The Cameron-Clegg coalition was based on the existence of a large centre vote, as millions of voters looked for an 'honest broker' amid the crisis and after the dreadful New Labour years - but that centre ground is predictably collapsing. The austerity agenda is producing a rapid polarisation, with Labour consolidating its hegemony over the left vote (excepting in Scotland, where the SNP is consistently out-performing Labour as a rival reformist bloc based on soft left nationalism), while the right-wing fragments in multiple directions. With racism on the rise and about half of the electorate theoretically willing to consider voting for some kind of anti-immigrant party, the danger is of the most reactionary elements on the right using the support redistributed to them in order to polarise the agenda further to the right. The temptation for Cameron will be to steer to the hard right as his coalition crumbles - he can't really do without the Liberals, but he can manage even less without the Tories' core vote and in his despair he may have to gamble on re-pivoting his whole agenda on the basis of some reactionary-populist cynosures.

This is the terrain on which the anti-cuts left is going to be operating in the short-to-medium term. It is one in which the struggle against racism and fascism will inevitably be a crucial aspect of the fight against the cuts. The fire-fighting against the EDL mobs, the doorstepping in BNP target constituencies, and the painstakingly constructed cultural interventions of Love Music Hate Racism are currently retarding but not stopping the growth of the racist right. They are preventing the racists from fulfilling their latent potential, and thus keeping a space open for the Left. But it is when the anti-cuts movement takes off as a force in its own right, as when the student demos rocked Britain, that the far right looks weakest and least relevant. The EDL's impotent, foot-stamping fury at the way in which radical youths stole the agenda and limelight for the Left illustrates this beautifully.

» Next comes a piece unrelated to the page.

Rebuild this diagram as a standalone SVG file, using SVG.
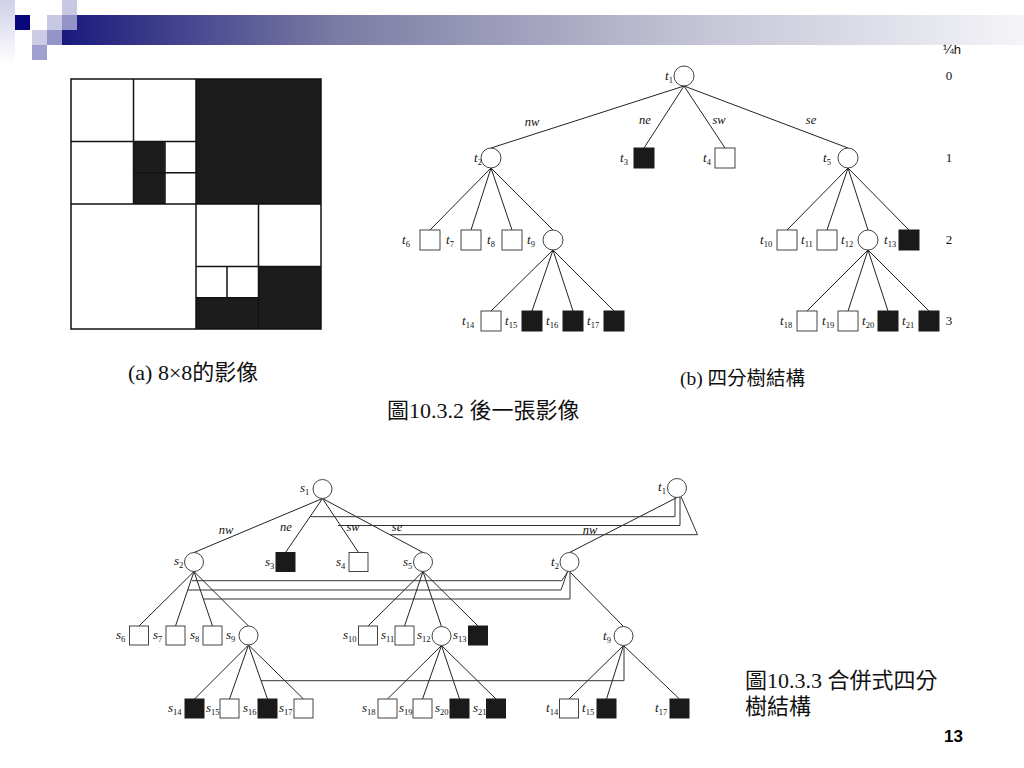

It also means that those who think you can exclude Labour from the anti-cuts movement are kidding themselves, and would do well to free themselves from the Procrustean bed of formally correct but useless slogans. Rather, we should be operating on conflicts at the core of social democracy: the central conflict being between the Labour Party's aim to represent and convoke the working class as an agency for reform, and its inevitable drive to gain 'credibility' with capital, whose cooperation will be required once Labour is in office. In practise, this means that anti-cuts activism will involve interventions within Labourism itself, uniting coalitions of Labour members and supporters with those to their left, the better to oppose any concessions to the Tory agenda by the leadership, resist the 'realist' pro-cuts politics of Labour-supporting intellectuals, and put pressure on Labour councillors not to simply capitulate and vote for 'humane' cuts.

There you go. That's my short hand analysis of the Barnsley Central bye-election. Don't say I never do anything for you. Or at you.